The Experience is a three-quarter size replica of the Vietnam War Memorial in Washington, including the inscription of all 58,219 names of the soldiers missing in action or killed during the Vietnam War.
The names are inscribed on the wall in the order in which the soldiers died or became missing.
Visitors came from around the area to visit the replica wall and pay their respects to veterans of the Vietnam War.
Volunteers at the site manned the Name Search Information Center as guests took penciled rubbings and pointed out names on the black marble.
Many visitors left flowers, pictures and notes at the base of the wall in remembrance of the fallen soldiers.
One note, in a child’s hand, read, “You weren’t the best and the brightest, you couldn’t even read.
You should not have been there. Your death saved my life. Thank you and God Bless You.”
Five-year-old Hunter Scrivener and his mother, Eileen, visited the site because Hunter’s father is in the military, and they didn’t know if they would have a chance to get to Washington to see the actual memorial.
“Soldiers are important,” said Hunter when asked the lesson he has learned from visiting the site.
“I’m supposed to believe in the American flag,” he said.
Scrivener thinks that more people came out to pay their respects this weekend because of the recent attacks on America.
“It’s our wall, “ said Barry Ryan, a Vietnam Veteran and event organizer.

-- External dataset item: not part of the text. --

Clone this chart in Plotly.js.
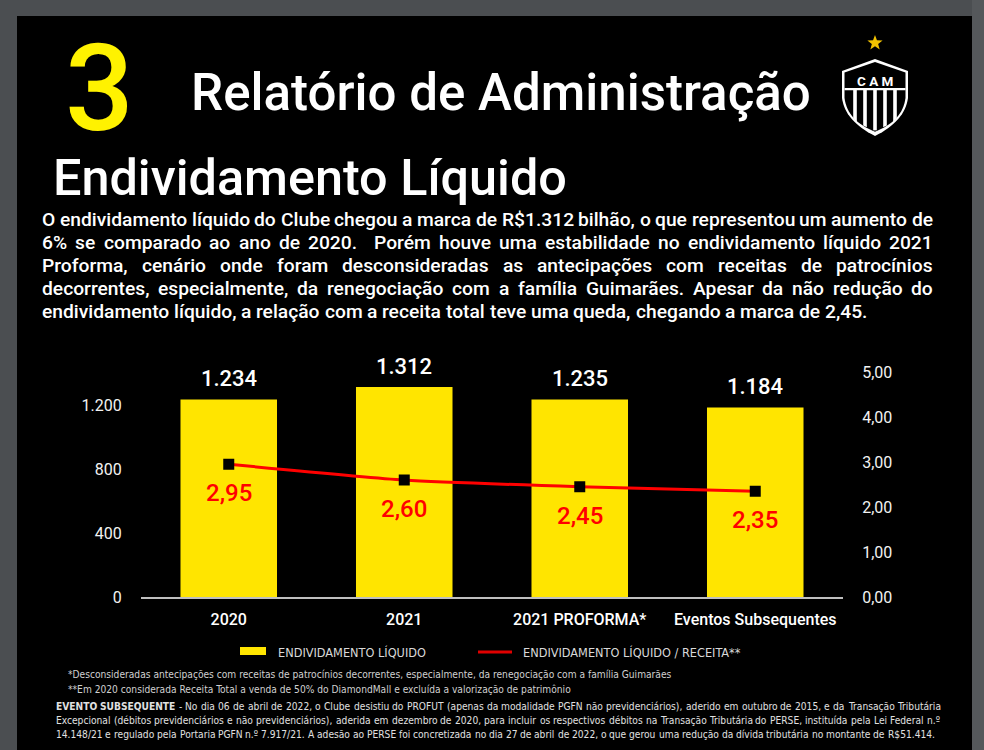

“When we came back, we didn’t get welcomed, and this is our parade.”
Ryan, president and co-founder of the Vietnam Veterans of America chapter in Memphis, served in Vietnam from 1967 to 1969.
He and many other Mid-South veterans helped set up the wall, and it was evident that it was a meaningful event to them. “I carried panels 14E and 13E,” said Ryan.
“I have seven people on those walls.”